╭─ DATA SHOWN

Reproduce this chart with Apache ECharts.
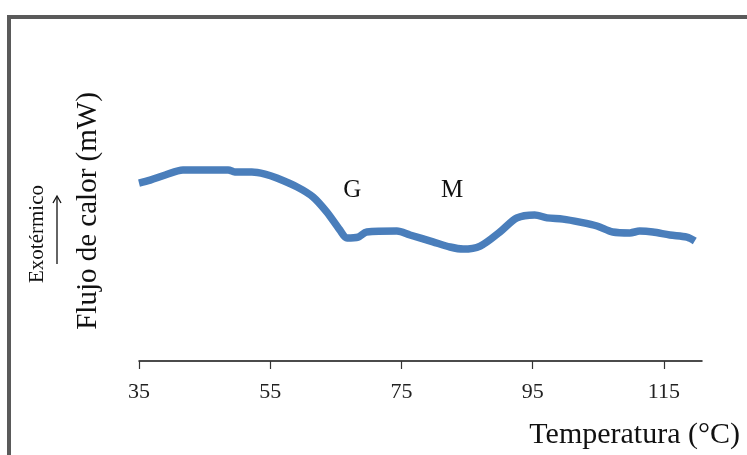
<!DOCTYPE html>
<html>
<head>
<meta charset="utf-8">
<script src="https://cdn.jsdelivr.net/npm/echarts@6/dist/echarts.min.js"></script>
<style>
  html, body { margin: 0; padding: 0; background: #fff; }
  #chart { width: 747px; height: 455px; }
</style>
</head>
<body>
<div id="chart"></div>
<script>
// temperatura (°C) y flujo de calor (unidades arbitrarias)
var temps = [35, 36.7, 39, 41.7, 48.6, 49.6, 52.2, 54.2, 56, 59.1, 61.5, 63.6, 65.6, 66.7, 68.4,
  69.7, 74.3, 76.3, 79.8, 82.4, 84.4, 87, 90, 92.6, 95.3, 97.2, 99.6, 102.2, 104.8, 107.2,
  109.8, 111.3, 113.3, 115.9, 118.5, 119.7]
var flujo = [59.3, 60.3, 62.0, 63.7, 63.7, 63.0, 63.0, 62.3, 61.0, 58.0, 54.7, 49.7, 43.7, 41.0, 41.3,
  43.0, 43.3, 42.0, 39.7, 38.0, 37.3, 38.3, 43.0, 47.7, 48.7, 47.7, 47.3, 46.3, 45.0, 43.0,
  42.7, 43.3, 43.0, 42.0, 41.3, 40.0]
var xTicks = [35, 55, 75, 95, 115]
var picos = [{ name: 'G', coord: [67.5, 57] }, { name: 'M', coord: [82.7, 57] }]

var serif = '"Liberation Serif", "DejaVu Serif", serif'
var chart = echarts.init(document.getElementById('chart'))
var option = {
  backgroundColor: '#fff',
  animation: false,
  grid: { left: 139, right: 45, top: 61, bottom: 94 },
  xAxis: {
    type: 'value',
    min: 35,
    max: 120.8,
    interval: 20,
    axisLine: { show: true, onZero: false, lineStyle: { color: '#111', width: 1.5 } },
    axisTick: { show: true, length: 8, customValues: xTicks, lineStyle: { color: '#333', width: 1.2 } },
    axisLabel: { customValues: xTicks, fontFamily: serif, fontSize: 22, color: '#222', margin: 20 },
    splitLine: { show: false }
  },
  yAxis: {
    type: 'value',
    min: 0,
    max: 100,
    name: 'Flujo de calor (mW)',
    nameLocation: 'middle',
    nameRotate: 90,
    nameGap: 36,
    nameTextStyle: { fontFamily: serif, fontSize: 29, color: '#111' },
    axisLine: { show: false },
    axisTick: { show: false },
    axisLabel: { show: false },
    splitLine: { show: false }
  },
  series: [{
    type: 'line',
    data: temps.map(function (t, i) { return [t, flujo[i]] }),
    smooth: 0.3,
    symbol: 'none',
    lineStyle: { color: '#4a7ebb', width: 7.5 },
    markPoint: {
      symbol: 'circle',
      symbolSize: 0,
      data: picos,
      label: { show: true, formatter: '{b}', position: 'inside', fontFamily: serif, fontSize: 25, color: '#111' }
    }
  }],
  graphic: [
    { type: 'rect', shape: { x: 9, y: 17, width: 800, height: 500 }, style: { fill: 'none', stroke: '#5a5a5a', lineWidth: 4 } },
    { type: 'text', x: 37, y: 234, rotation: Math.PI / 2, style: { text: 'Exotérmico', font: '21px ' + serif, fill: '#111', align: 'center', verticalAlign: 'middle' } },
    { type: 'line', shape: { x1: 57, y1: 264, x2: 57, y2: 197 }, style: { stroke: '#111', lineWidth: 1.3 } },
    { type: 'polyline', shape: { points: [[53, 203], [57, 196], [61, 203]] }, style: { stroke: '#111', lineWidth: 1.3, fill: 'none' } },
    { type: 'text', right: 7, top: 420, style: { text: 'Temperatura (°C)', font: '30px ' + serif, fill: '#111' } }
  ]
}
chart.setOption(option)
</script>
</body>
</html>
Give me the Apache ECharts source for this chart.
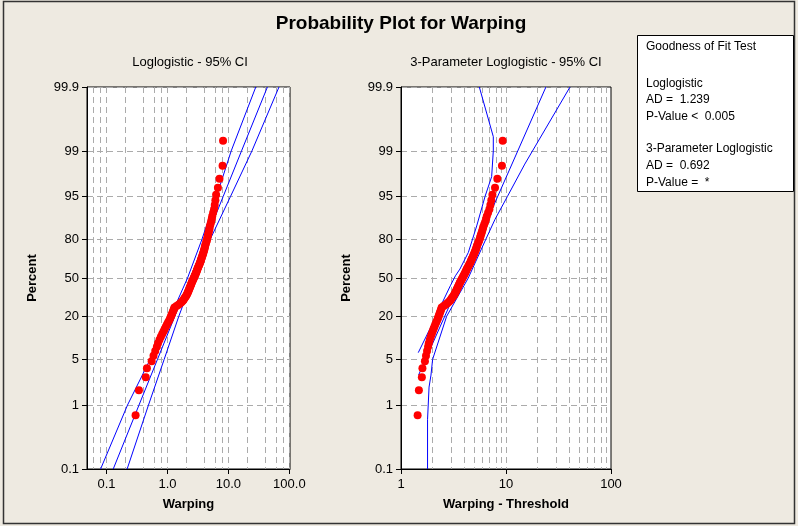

╰─

_PROMPT_. Return the listing above in full and without alteration, excluding its pictures.

_SOLUTION_.
Reproduce this chart with Apache ECharts.
<!DOCTYPE html>
<html>
<head>
<meta charset="utf-8">
<script src="https://cdn.jsdelivr.net/npm/echarts@6/dist/echarts.min.js"></script>
<style>
  html, body { margin: 0; padding: 0; background: #fff; }
  #chart { width: 747px; height: 455px; }
</style>
</head>
<body>
<div id="chart"></div>
<script>
// temperatura (°C) y flujo de calor (unidades arbitrarias)
var temps = [35, 36.7, 39, 41.7, 48.6, 49.6, 52.2, 54.2, 56, 59.1, 61.5, 63.6, 65.6, 66.7, 68.4,
  69.7, 74.3, 76.3, 79.8, 82.4, 84.4, 87, 90, 92.6, 95.3, 97.2, 99.6, 102.2, 104.8, 107.2,
  109.8, 111.3, 113.3, 115.9, 118.5, 119.7]
var flujo = [59.3, 60.3, 62.0, 63.7, 63.7, 63.0, 63.0, 62.3, 61.0, 58.0, 54.7, 49.7, 43.7, 41.0, 41.3,
  43.0, 43.3, 42.0, 39.7, 38.0, 37.3, 38.3, 43.0, 47.7, 48.7, 47.7, 47.3, 46.3, 45.0, 43.0,
  42.7, 43.3, 43.0, 42.0, 41.3, 40.0]
var xTicks = [35, 55, 75, 95, 115]
var picos = [{ name: 'G', coord: [67.5, 57] }, { name: 'M', coord: [82.7, 57] }]

var serif = '"Liberation Serif", "DejaVu Serif", serif'
var chart = echarts.init(document.getElementById('chart'))
var option = {
  backgroundColor: '#fff',
  animation: false,
  grid: { left: 139, right: 45, top: 61, bottom: 94 },
  xAxis: {
    type: 'value',
    min: 35,
    max: 120.8,
    interval: 20,
    axisLine: { show: true, onZero: false, lineStyle: { color: '#111', width: 1.5 } },
    axisTick: { show: true, length: 8, customValues: xTicks, lineStyle: { color: '#333', width: 1.2 } },
    axisLabel: { customValues: xTicks, fontFamily: serif, fontSize: 22, color: '#222', margin: 20 },
    splitLine: { show: false }
  },
  yAxis: {
    type: 'value',
    min: 0,
    max: 100,
    name: 'Flujo de calor (mW)',
    nameLocation: 'middle',
    nameRotate: 90,
    nameGap: 36,
    nameTextStyle: { fontFamily: serif, fontSize: 29, color: '#111' },
    axisLine: { show: false },
    axisTick: { show: false },
    axisLabel: { show: false },
    splitLine: { show: false }
  },
  series: [{
    type: 'line',
    data: temps.map(function (t, i) { return [t, flujo[i]] }),
    smooth: 0.3,
    symbol: 'none',
    lineStyle: { color: '#4a7ebb', width: 7.5 },
    markPoint: {
      symbol: 'circle',
      symbolSize: 0,
      data: picos,
      label: { show: true, formatter: '{b}', position: 'inside', fontFamily: serif, fontSize: 25, color: '#111' }
    }
  }],
  graphic: [
    { type: 'rect', shape: { x: 9, y: 17, width: 800, height: 500 }, style: { fill: 'none', stroke: '#5a5a5a', lineWidth: 4 } },
    { type: 'text', x: 37, y: 234, rotation: Math.PI / 2, style: { text: 'Exotérmico', font: '21px ' + serif, fill: '#111', align: 'center', verticalAlign: 'middle' } },
    { type: 'line', shape: { x1: 57, y1: 264, x2: 57, y2: 197 }, style: { stroke: '#111', lineWidth: 1.3 } },
    { type: 'polyline', shape: { points: [[53, 203], [57, 196], [61, 203]] }, style: { stroke: '#111', lineWidth: 1.3, fill: 'none' } },
    { type: 'text', right: 7, top: 420, style: { text: 'Temperatura (°C)', font: '30px ' + serif, fill: '#111' } }
  ]
}
chart.setOption(option)
</script>
</body>
</html>
Give me the Apache ECharts source for this chart.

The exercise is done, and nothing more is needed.